Tracing in ArcGIS Field Maps

Utility network traces are configured in ArcGIS Pro using the Add Trace Configuration geoprocessing tool. These traces can then be saved to individual web maps and made accessible through utility network feature pop-ups in the ArcGIS Field Maps mobile app.

ArcGIS Field Maps supports upstream, downstream, isolation, subnetwork, connected, and loops trace types. ArcGIS Field Maps also supports various trace outputs and results, including selections, aggregated geometry, and functions.

For more information on performing utility network traces in ArcGIS Field Maps, check out the Trace a network ArcGIS Field Maps help documentation page.

Mobile Tracing Considerations and Tips

When setting up utility network tracing workflows, it’s important to consider the user who will perform the trace as well as the device being used. The traces that are done on a desktop in ArcGIS Pro by a GIS analyst may differ from the ones used by an electrical engineer or water system operator out in the field from a mobile device.

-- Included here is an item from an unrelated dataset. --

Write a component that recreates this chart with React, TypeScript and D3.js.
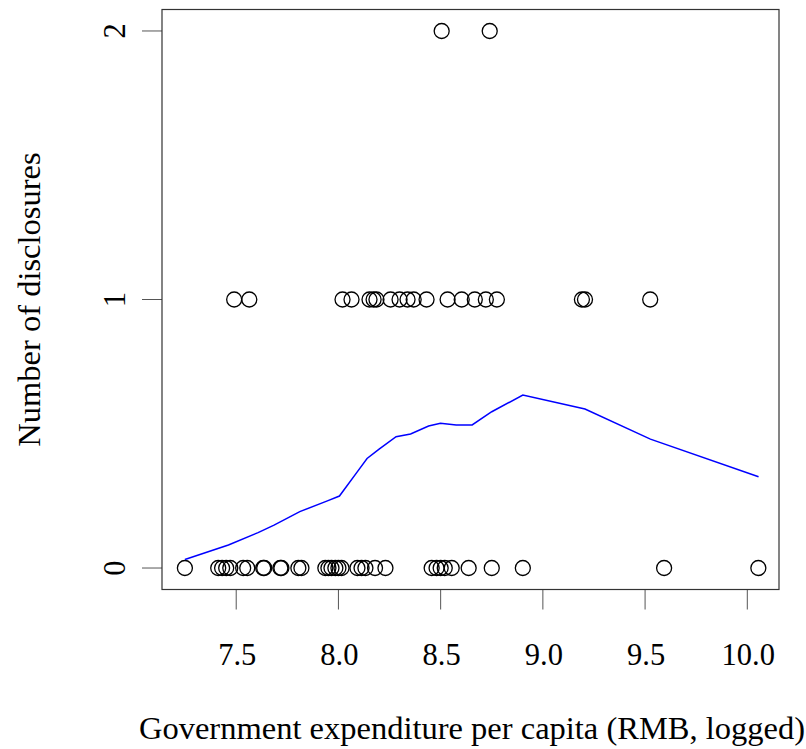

When working with utility networks in ArcGIS Pro, it can be appropriate to return hundreds or even thousands of network features as a selection on a map. Due to the desktop interface and variety of viewing, editing, and analysis tools, ArcGIS Pro is often the right system for performing advanced tracing and analysis workflows that may involve many features being selected.

On the other hand, ArcGIS Field Maps provides a simple and streamlined interface for performing utility network traces and working with network features. In ArcGIS Field Maps, it can be overwhelming to a mobile worker when a trace returns a list of hundreds or thousands of features as a selection on a map, and it may not answer their question to begin with because of the amount of information being presented. With those large selections, there’s little that can be done in the app besides scrolling through the list of results. When configuring utility network traces for ArcGIS Field Maps, prioritizing simplicity and conciseness is often the most helpful approach when setting up these workflows.

Consider the following tips when configuring utility network traces for use in ArcGIS Field Maps.

Use output filters to return only the results needed  

Output filters let users define what utility network features are included in the trace results by network asset type. Filtering the trace results to only include the features that are relevant to the mobile worker can help to improve efficiency during their assigned work.

Example trace used to identify connected features in an electrical system and using filters to only return fuse features

Use the aggregated geometry output

Utility network tracing in ArcGIS Field Maps can help to identify and understand the impact of field work on large areas of the network. When tracing through larger areas, it’s recommended to use the aggregated geometry result type. This allows mobile workers to see the extent of trace results without having hundreds or thousands of features selected on the map.

Example trace used to identify the extent of a pressure subnetwork in a water system

Use functions to summarize information or perform calculations

Functions can be included in utility network trace results to summarize information in the network. For example, functions can be used to count the number of assets or total length of features returned by a trace.

Example trace used to isolate a main break in a water system and calculate the total length of pipe affected

Use descriptive trace names

Traces in ArcGIS Field Maps appear as the name defined in the trace configuration. Include information about the behavior or workflow of the trace being used in the name when configuring utility network traces. This allows mobile workers to understand and identify the correct trace tool to use in the field when multiple traces are included in the map. For example, if a trace is used to identify upstream transformers in an electrical network, you could name the trace Identify Upstream Transformers.

Conclusion

Taking time to consider the information that is most valuable for field teams and optimizing the trace experience can help improve efficiency in the field. By configuring traces with tailored output filters, aggregated geometry results, functions for data summarization, and descriptive trace names, mobile workers can effectively navigate and interpret trace results on their devices. By considering device capabilities and user roles when setting up tracing workflows, organizations can use ArcGIS Field Maps for utility network management, maintenance, and decision-making processes.